I borrow four never-heard-before CDs from the Esplanade Library today.
Film music buffs, take a look at Shostakovich. Do not belittle him next to John Williams or Hans Zimmer for that matter. Shostakovich's music for the screen is just as individualistic as his serious works. In fact, the wit and sarcasm from his serious works can just be found in the film scores. His marches are not Pomp and Circumstance, rather, a parody of the great Communist music with discords here and there. Sometimes the music is irresistibly cute, as if Shostakovich had been grinning with glee at the film while writing the music.
Paul McCartney is another respected persona in music, not just as a rock band performer and songwriter, but also a serious composer. That is what the music industry should be producing, not some hip hop trash or boob-flasher like Britney Spears, or simply game up on cheapskate boy bands that seem to be saturating up the performance marketplace. The Idol series should be taking aim at this, cultivating musicians and performers who are truly dedicated to their art and are constantly expanding and experimenting and crossing boundaries.

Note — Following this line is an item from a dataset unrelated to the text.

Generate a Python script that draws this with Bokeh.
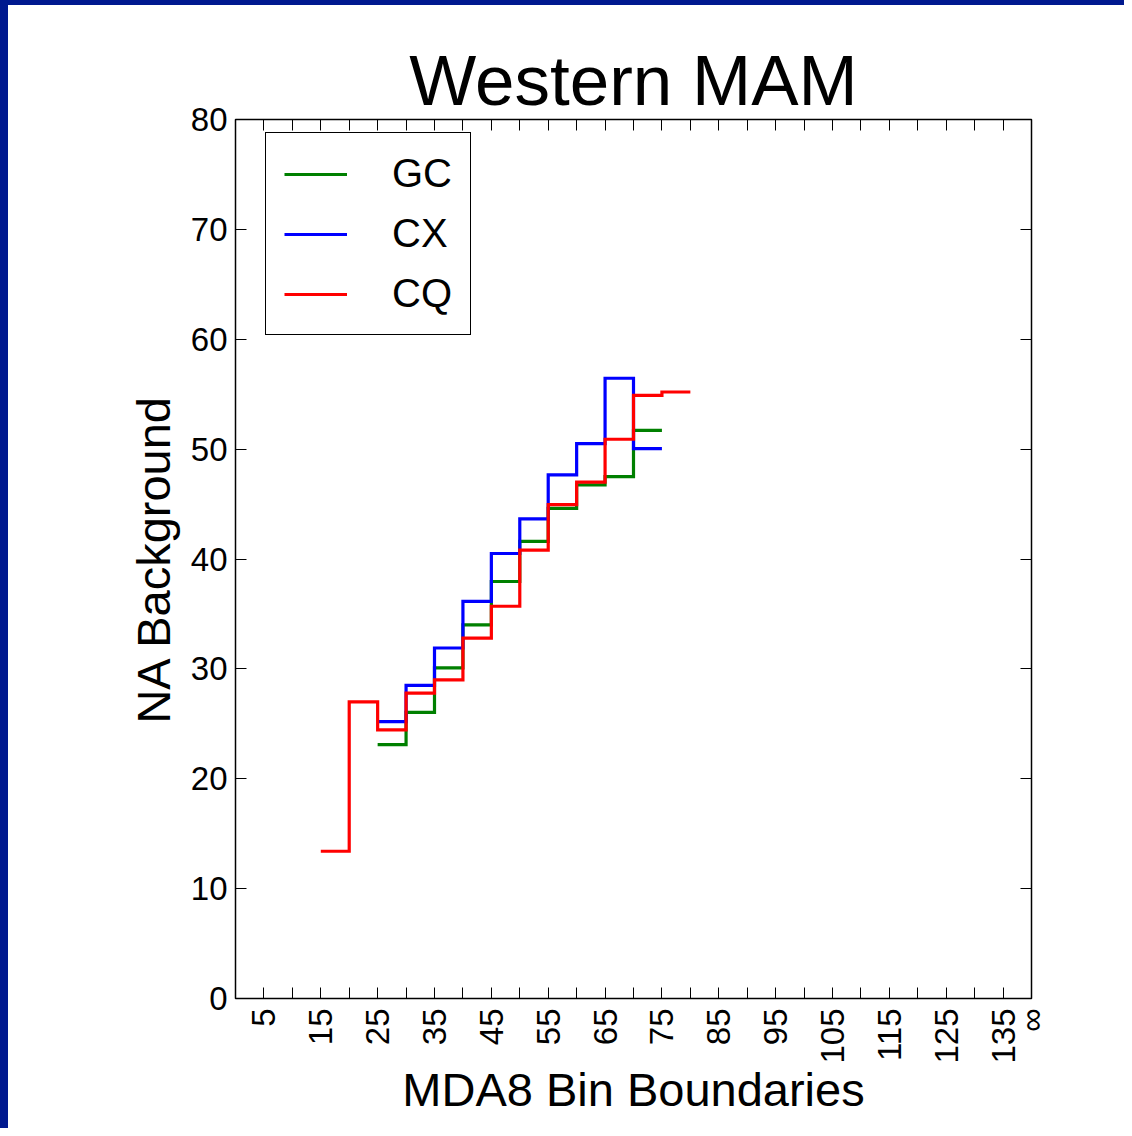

"Standing Stone" is based on a poem in a Celtic setting. There is an extremely beautiful central theme; I don't know how to describe it in words, but it simply lifts your heart to the zenith. It is sweet and fragile when played by the flute, and accompanied by the harp. It is rousing and inspiring when the entire orchestra plays it, the melody being led by the strings playing in doubled octaves in the high range. Even more angelic and heavenly when the choir joins in with a rush of the timpani and cymbals.
20th century music knows no boundaries. Tan Dun's opera "The Peony Pavilion" is scored for a small ensemble, including electric instruments. You could possibly think of it as some rock band performance, or even a musical. He constantly uses a rhythm that could be mistaken to have come from an acapella piece, or a pop ballad. As usual, Tan's instrumentation mixes his Eastern origins with the West, incorporating the pipa, synthesiser, Chinese drums, to name but a few.
Charles Ives' Second Symphony is just pure fun. He throws in the very songs he knows, such as "Camptown Races" and "Yankee Doodle". The tunes are not very obvious, though. He reworks them such that they seem like they were composed by Ives himself. Nevertheless you can still hear faint renditions of parts of the original songs. It represents one of the voices of American music, the others being the Cowboy West by Aaron Copland and Ferde Grofe and the jazzy East of George Gershwin and Leonard Bernstein.